From my experience, the primary problem with metal seals is thermal cycling rather than temperature alone. If you think about thermal expansion, the seal gets better with temperature as everything expands. Thermal cycling can lead to small leaks but they are typically on the 1E-7 or 1E-8 Torr scale.
Depending upon the seal locations i.e. system design, the seals can be protected from shock and plasma. We seldom had problems with metal seals at even modest repetition rate (~5 Hz) that led to ~100 C chamber temps. At higher temp (>400C) you need to look for special seals as the common sealing materials (copper, organics) no longer work. I think folks tend to favor soft iron but that could introduce new problems as the material is magnetic. Organic seals tend to be more resistant to thermal cycling (<100C) and movement.
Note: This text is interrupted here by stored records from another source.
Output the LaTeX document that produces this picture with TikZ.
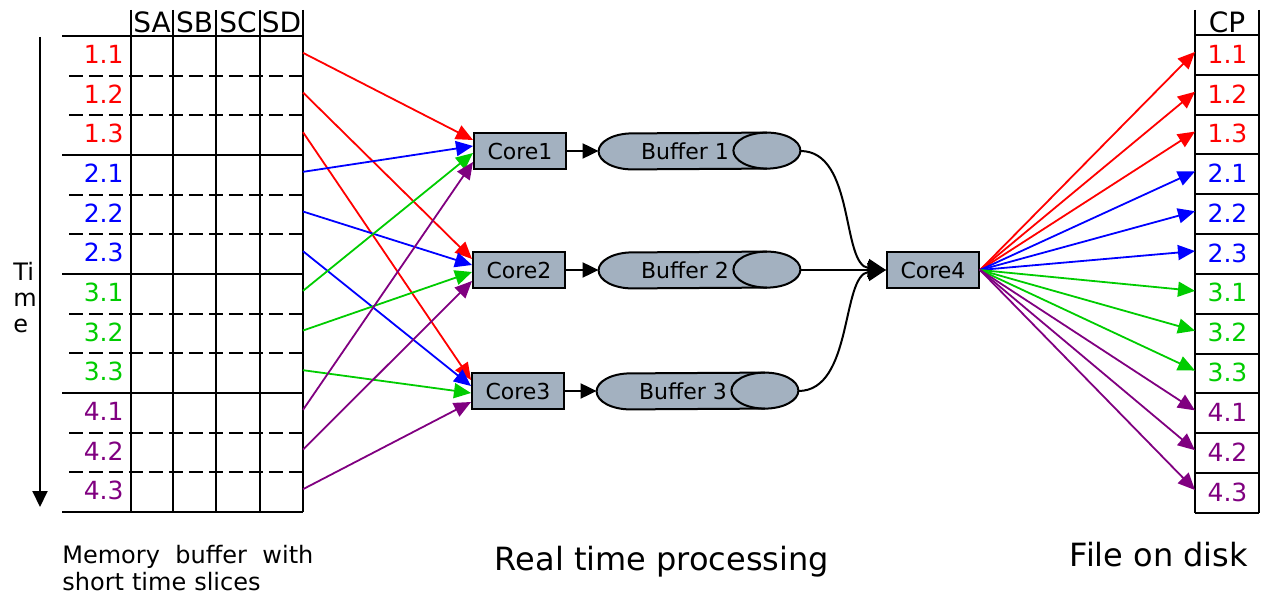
\documentclass[tikz,border=0pt]{standalone}
\usepackage{fontspec}
\setmainfont{DejaVu Sans}
\usetikzlibrary{arrows.meta,calc}
\definecolor{boxgray}{RGB}{163,177,192}
\definecolor{slicegreen}{RGB}{0,204,0}
\definecolor{slicepurple}{RGB}{128,0,128}
\tikzset{
  tabline/.style={line width=1pt},
  slicedash/.style={dash pattern=on 7pt off 3pt},
  colhead/.style={inner sep=0pt,font=\fontsize{14}{16}\selectfont},
  slicelbl/.style={inner sep=0pt,font=\fontsize{12.5}{14}\selectfont},
  corebox/.style={draw,line width=1pt,fill=boxgray,minimum width=46pt,minimum height=18pt,inner sep=0pt,font=\fontsize{11}{13}\selectfont},
  bufspot/.style={minimum width=100.5pt,minimum height=18pt,inner sep=0pt},
  feed/.style={line width=0.9pt,-{Triangle[length=8.5pt,width=7.5pt]}},
  flow/.style={line width=1pt,-{Triangle[length=8pt,width=7.5pt]}},
}
% cylinder lying on its side, drawn round a named node
\newcommand\drawbuffer[1]{%
  \filldraw[line width=1pt,fill=boxgray] ($(#1.north east)+(-33.5,0)$)
    arc[start angle=90,end angle=-90,x radius=16.75pt,y radius=9pt]
    -- ($(#1.south west)+(33.5,0)$)
    arc[start angle=270,end angle=90,x radius=16.75pt,y radius=9pt] -- cycle;
  \draw[line width=1pt] ($(#1.north east)+(-33.5,0)$)
    arc[start angle=90,end angle=270,x radius=16.75pt,y radius=9pt];}
\begin{document}
\begin{tikzpicture}[x=0.5pt,y=-0.5pt]
  \useasboundingbox (0,0) rectangle (1266,599);

  % memory buffer
  \foreach \cx/\lbl in {152/SA,194.5/SB,238/SC,281.5/SD}
    \node[colhead] (hd\lbl) at (\cx,22) {\lbl};
  \foreach \x in {131,173,216,260,303}
    \draw[tabline] (\x,10) -- (\x,512);
  \draw[tabline] (62,36) -- (303,36);
  \foreach \g/\col in {1/red,2/blue,3/slicegreen,4/slicepurple}{
    \foreach \s in {1,2,3}{
      \pgfmathsetmacro\rw{3*(\g-1)+\s}
      \pgfmathsetmacro\yc{36+39.67*(\rw-0.5)}
      \pgfmathsetmacro\yl{36+39.67*\rw}
      \node[slicelbl,text=\col,anchor=east] (m\g\s) at (124,\yc-1.5) {\g.\s};
      \coordinate (sd\g\s) at (303,\yc-3);
      \ifnum\s<3
        \draw[tabline,slicedash] (69,\yl) -- (303,\yl);
      \else
        \draw[tabline] (62,\yl) -- (303,\yl);
      \fi
    }
  }
  \coordinate (tstart) at (40,37);
  \coordinate (tend) at (40,507);
  \draw[line width=1pt,-{Triangle[length=8pt,width=7.5pt]}] (tstart) -- (tend);
  \node[anchor=north west,align=left,inner sep=0pt,font=\fontsize{12}{13}\selectfont] (timelbl) at (13,262) {Ti\\m\\e};

  % file on disk
  \node[colhead] (hdCP) at (1227,22) {CP};
  \draw[tabline] (1195,10) -- (1195,513);
  \draw[tabline] (1259,10) -- (1259,513);
  \draw[tabline] (1195,35) -- (1259,35);
  \foreach \g/\col in {1/red,2/blue,3/slicegreen,4/slicepurple}{
    \foreach \s in {1,2,3}{
      \pgfmathsetmacro\rw{3*(\g-1)+\s}
      \pgfmathsetmacro\yc{35+39.83*(\rw-0.5)}
      \pgfmathsetmacro\yl{35+39.83*\rw}
      \node[slicelbl,text=\col] (cp\g\s) at (1227.5,\yc-1) {\g.\s};
      \coordinate (cpin\g\s) at (1195,\yc-3);
      \draw[tabline] (1195,\yl) -- (1259,\yl);
    }
  }

  % cores and buffers
  \node[corebox] (core1) at (520,151) {Core1};
  \node[corebox] (core2) at (519,270) {Core2};
  \node[corebox] (core3) at (518,391) {Core3};
  \node[corebox] (core4) at (933,270) {Core4};
  \foreach \i/\bx/\by in {1/699.5/151,2/699.5/270,3/697.5/391}{
    \node[bufspot] (buf\i) at (\bx,\by) {};
    \drawbuffer{buf\i}
    \node[inner sep=0pt,font=\fontsize{11}{13}\selectfont] (buf\i txt) at ($(buf\i.center)+(-14.5,0)$) {Buffer \i};
    \draw[flow] (core\i) -- (buf\i);
  }
  \draw[flow,-{Triangle[length=9pt,width=9pt]}] (buf1.east) .. controls +(55,0) and +(-45,-5) .. (core4.west);
  \draw[flow,-{Triangle[length=9pt,width=9pt]}] (buf2.east) -- (core4.west);
  \draw[flow,-{Triangle[length=9pt,width=9pt]}] (buf3.east) .. controls +(55,0) and +(-45,5) .. (core4.west);

  % slices to cores and to disk
  \foreach \g/\col/\dy in {1/red/-11,2/blue/-5,3/slicegreen/2,4/slicepurple/11}{
    \foreach \s in {1,2,3}{
      \draw[feed,\col] (sd\g\s) -- ($(core\s.west)+(0,\dy)$);
      \draw[feed,\col] (core4.east) -- (cpin\g\s);
    }
  }

  \node[anchor=north west,text width=125.5pt,align=left,inner sep=0pt,font=\fontsize{12}{13.5}\selectfont] (memlbl) at (62,545) {Memory\hfill buffer\hfill with\\short time slices};
  \node[inner sep=0pt,font=\fontsize{16}{18}\selectfont] (rtlbl) at (662,562) {Real time processing};
  \node[inner sep=0pt,font=\fontsize{16}{18}\selectfont] (disklbl) at (1159,555) {File on disk};
\end{tikzpicture}
\end{document}
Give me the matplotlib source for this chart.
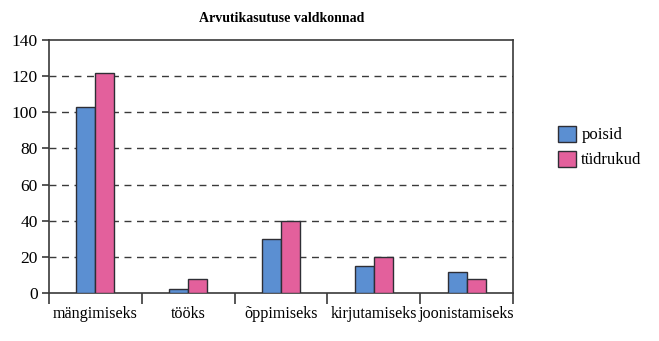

If you want to put layers of seals you have another problem, trapped volume. If you use multiple levels of seals typically two layers with organic seals you can achieve a higher base vacuum when you pump the volume between the seals to ~1E-3 Torr. The leak rate across the inner seal is reduced by ~1E5 so you can achieve better base vacuum such as ~1E-9 Torr instead of ~1E-7 Torr. For a PF device, you can get away with 1E-6 to 1E-7 Torr base vacuum without any problems. Some folks operate at base pressures as high as 1E-4 Torr. I don’t know of anyone that would use metal seals in multiple layers. Metal seals are good to 1E-11 Torr at the worst. The typical problem with vacuum is virtual leaks. Imperfections in the surface, physical absorption of things like water and gas out of materials are generally the limiting factor in base vacuum. For high vacuum systems, it is common to bake the vacuum chamber at ~100C to motivate the water to leave the surface of the vacuum chamber. I’ve never done it for a PF but I have done it for high vacuum deposition of metals. There are other tricks with chamber material choices like Ti instead of SS304 or coating and SS304 chamber with Ti or Nb.